**Description of the task:** Transcribe the stretch of entries below from the line with "Rebuild this chart" through the line with "from bokeh.resources import INLINE", exactly and with both ends included; leave out all other lines.
------ Provided material ------
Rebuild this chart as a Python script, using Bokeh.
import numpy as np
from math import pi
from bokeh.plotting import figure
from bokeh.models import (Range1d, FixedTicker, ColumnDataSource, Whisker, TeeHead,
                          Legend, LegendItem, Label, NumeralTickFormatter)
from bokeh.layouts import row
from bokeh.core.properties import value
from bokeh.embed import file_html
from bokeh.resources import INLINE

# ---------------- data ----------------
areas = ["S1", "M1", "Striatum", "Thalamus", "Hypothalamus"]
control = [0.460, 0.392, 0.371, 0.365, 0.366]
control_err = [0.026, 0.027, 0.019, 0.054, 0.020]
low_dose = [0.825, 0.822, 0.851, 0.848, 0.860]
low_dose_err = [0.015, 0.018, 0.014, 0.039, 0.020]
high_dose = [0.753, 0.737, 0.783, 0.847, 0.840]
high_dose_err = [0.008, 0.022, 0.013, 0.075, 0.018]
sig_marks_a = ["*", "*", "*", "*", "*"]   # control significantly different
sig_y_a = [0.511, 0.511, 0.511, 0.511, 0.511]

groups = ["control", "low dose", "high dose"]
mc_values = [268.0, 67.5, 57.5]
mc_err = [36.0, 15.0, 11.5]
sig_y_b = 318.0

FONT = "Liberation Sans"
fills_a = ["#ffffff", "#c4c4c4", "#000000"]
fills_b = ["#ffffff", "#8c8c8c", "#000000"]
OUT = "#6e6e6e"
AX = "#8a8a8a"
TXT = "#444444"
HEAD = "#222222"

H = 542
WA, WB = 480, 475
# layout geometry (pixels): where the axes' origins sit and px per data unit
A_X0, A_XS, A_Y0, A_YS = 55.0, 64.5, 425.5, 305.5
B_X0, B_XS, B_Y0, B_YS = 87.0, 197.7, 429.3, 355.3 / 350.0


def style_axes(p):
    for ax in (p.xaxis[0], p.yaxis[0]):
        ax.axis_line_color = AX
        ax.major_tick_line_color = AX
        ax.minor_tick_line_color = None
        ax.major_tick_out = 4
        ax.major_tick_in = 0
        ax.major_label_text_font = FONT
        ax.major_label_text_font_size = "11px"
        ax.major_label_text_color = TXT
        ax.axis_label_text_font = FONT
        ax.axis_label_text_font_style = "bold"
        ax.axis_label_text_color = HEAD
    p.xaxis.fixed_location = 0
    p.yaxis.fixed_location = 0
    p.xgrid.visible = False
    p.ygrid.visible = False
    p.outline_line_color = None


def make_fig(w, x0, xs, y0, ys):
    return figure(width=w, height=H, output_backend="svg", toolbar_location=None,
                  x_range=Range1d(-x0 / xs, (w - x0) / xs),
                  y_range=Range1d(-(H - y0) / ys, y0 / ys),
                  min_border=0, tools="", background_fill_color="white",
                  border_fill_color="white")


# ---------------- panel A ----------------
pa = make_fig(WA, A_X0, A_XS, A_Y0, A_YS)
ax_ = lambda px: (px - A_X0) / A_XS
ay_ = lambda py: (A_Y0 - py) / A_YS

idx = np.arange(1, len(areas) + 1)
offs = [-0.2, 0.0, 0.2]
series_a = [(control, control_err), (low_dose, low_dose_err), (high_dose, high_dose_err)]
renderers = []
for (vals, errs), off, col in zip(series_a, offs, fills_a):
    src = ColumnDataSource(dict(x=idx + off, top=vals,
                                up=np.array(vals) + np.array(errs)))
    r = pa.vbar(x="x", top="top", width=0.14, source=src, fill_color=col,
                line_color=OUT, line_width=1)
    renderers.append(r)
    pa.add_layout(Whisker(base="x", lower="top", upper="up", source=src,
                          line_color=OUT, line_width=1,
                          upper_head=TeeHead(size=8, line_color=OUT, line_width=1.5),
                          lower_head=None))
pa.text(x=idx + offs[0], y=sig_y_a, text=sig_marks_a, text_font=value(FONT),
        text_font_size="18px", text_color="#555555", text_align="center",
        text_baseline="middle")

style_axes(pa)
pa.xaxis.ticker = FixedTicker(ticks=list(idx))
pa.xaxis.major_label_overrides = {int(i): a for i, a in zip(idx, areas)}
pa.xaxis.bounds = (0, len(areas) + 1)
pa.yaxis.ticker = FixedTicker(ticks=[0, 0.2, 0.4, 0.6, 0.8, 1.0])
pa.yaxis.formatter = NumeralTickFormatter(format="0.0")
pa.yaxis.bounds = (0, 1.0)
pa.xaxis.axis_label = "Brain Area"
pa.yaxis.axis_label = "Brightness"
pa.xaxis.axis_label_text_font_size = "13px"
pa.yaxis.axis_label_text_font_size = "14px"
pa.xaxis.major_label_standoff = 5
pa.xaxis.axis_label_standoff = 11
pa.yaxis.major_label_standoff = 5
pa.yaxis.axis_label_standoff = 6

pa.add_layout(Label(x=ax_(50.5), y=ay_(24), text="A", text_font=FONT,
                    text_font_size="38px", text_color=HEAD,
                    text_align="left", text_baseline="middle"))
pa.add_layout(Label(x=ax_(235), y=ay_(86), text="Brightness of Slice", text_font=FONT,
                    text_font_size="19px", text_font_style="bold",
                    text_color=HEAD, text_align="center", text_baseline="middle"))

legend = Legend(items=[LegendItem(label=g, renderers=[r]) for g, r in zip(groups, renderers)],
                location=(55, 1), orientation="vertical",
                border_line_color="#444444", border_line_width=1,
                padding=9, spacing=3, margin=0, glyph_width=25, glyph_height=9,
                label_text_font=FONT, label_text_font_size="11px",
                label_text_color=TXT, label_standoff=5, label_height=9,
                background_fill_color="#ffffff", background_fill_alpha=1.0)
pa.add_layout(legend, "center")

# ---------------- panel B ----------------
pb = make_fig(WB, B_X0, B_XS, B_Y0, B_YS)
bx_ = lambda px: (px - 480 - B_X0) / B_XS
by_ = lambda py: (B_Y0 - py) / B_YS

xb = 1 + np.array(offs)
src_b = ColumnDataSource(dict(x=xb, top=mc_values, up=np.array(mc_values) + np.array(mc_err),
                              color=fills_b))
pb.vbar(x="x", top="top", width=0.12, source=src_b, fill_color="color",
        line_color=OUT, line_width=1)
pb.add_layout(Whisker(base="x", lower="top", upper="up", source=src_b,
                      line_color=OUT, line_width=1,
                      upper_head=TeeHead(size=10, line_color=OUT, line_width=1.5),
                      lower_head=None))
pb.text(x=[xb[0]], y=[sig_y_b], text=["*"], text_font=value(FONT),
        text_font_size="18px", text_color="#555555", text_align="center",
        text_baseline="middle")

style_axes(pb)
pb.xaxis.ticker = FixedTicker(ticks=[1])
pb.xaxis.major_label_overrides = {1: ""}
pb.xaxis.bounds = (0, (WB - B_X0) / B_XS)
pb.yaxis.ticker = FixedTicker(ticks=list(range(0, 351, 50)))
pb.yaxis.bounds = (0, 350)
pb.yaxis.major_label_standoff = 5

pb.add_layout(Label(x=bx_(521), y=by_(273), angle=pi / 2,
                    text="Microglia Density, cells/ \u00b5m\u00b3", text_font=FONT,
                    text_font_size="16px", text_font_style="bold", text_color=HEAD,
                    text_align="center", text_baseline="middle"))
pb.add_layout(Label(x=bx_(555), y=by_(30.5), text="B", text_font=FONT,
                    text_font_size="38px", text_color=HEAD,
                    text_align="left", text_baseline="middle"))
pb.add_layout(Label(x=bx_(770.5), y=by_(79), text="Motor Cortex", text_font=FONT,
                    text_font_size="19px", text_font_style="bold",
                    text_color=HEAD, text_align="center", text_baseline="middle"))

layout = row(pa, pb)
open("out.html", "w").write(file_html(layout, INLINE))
------
------ Provided material ------
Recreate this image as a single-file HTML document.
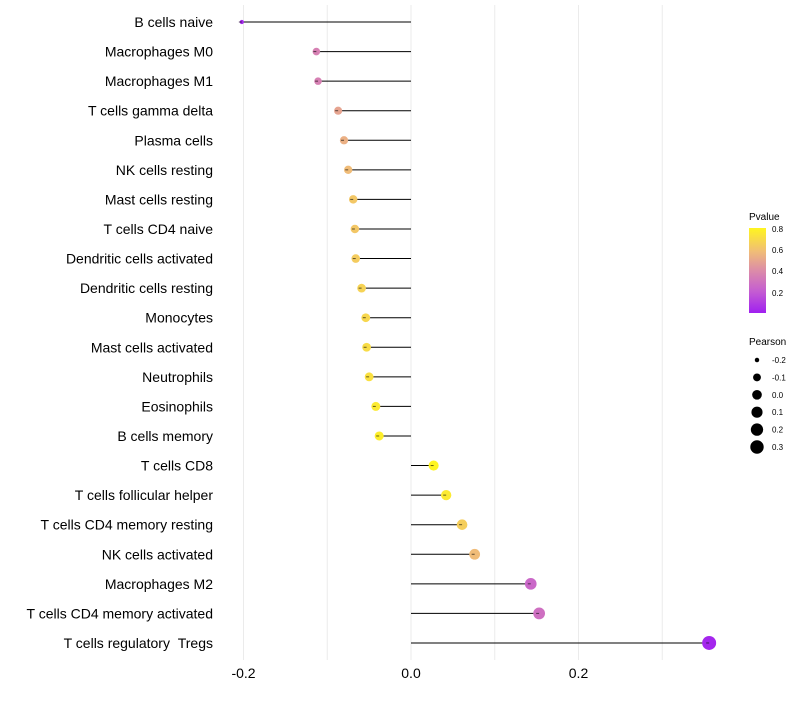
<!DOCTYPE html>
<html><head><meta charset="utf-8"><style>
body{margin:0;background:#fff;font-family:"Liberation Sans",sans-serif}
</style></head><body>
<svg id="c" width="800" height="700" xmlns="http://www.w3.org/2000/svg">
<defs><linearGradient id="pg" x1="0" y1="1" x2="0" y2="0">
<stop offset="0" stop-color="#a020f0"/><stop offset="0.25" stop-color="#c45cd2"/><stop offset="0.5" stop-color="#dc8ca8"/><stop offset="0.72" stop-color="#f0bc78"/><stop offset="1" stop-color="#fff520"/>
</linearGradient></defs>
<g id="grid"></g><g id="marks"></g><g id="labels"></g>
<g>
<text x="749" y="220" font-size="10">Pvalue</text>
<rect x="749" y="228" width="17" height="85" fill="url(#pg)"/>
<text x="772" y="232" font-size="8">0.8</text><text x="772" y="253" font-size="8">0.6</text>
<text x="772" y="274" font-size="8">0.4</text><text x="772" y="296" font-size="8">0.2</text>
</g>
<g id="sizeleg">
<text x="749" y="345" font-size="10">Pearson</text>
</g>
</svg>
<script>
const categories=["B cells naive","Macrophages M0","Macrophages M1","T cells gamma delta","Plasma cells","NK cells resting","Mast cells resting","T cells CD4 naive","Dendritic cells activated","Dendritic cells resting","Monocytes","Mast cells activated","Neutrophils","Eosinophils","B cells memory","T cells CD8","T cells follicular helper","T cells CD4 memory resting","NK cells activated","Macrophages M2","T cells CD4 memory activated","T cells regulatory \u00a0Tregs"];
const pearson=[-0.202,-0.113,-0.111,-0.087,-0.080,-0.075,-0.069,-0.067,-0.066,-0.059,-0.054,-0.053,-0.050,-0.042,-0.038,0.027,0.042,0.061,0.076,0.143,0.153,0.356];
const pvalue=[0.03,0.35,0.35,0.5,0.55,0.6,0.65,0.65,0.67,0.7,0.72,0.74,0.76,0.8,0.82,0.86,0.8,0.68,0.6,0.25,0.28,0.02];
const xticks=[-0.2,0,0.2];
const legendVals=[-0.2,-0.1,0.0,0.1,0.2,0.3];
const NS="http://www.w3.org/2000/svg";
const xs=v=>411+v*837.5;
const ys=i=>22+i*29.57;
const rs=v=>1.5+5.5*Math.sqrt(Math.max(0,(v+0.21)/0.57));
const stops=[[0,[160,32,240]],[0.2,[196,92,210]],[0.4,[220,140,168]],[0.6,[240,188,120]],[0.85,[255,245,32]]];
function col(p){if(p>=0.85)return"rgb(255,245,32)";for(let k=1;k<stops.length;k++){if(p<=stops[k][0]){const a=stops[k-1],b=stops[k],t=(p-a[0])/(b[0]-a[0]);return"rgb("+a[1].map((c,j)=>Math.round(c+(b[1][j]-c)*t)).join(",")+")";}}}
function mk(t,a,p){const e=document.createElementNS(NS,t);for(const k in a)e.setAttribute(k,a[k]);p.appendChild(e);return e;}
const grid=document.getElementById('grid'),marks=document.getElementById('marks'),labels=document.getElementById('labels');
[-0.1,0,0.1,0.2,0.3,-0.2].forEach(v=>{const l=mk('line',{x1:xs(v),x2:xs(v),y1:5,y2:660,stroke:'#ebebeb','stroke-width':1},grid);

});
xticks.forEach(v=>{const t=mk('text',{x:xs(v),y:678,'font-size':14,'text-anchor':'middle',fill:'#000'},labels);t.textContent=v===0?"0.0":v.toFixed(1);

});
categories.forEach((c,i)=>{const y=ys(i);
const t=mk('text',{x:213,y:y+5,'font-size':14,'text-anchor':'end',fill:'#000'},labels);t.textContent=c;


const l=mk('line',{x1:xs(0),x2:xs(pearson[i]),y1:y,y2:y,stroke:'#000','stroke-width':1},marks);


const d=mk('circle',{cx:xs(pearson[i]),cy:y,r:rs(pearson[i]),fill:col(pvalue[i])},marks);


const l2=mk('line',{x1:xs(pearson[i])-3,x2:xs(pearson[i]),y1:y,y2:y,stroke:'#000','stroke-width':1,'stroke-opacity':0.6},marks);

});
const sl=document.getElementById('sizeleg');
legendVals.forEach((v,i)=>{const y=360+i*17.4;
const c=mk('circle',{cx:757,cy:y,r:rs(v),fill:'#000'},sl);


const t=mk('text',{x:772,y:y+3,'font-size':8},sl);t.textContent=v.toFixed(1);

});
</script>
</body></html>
------
**Response to the task:**
Rebuild this chart as a Python script, using Bokeh.
import numpy as np
from math import pi
from bokeh.plotting import figure
from bokeh.models import (Range1d, FixedTicker, ColumnDataSource, Whisker, TeeHead,
                          Legend, LegendItem, Label, NumeralTickFormatter)
from bokeh.layouts import row
from bokeh.core.properties import value
from bokeh.embed import file_html
from bokeh.resources import INLINE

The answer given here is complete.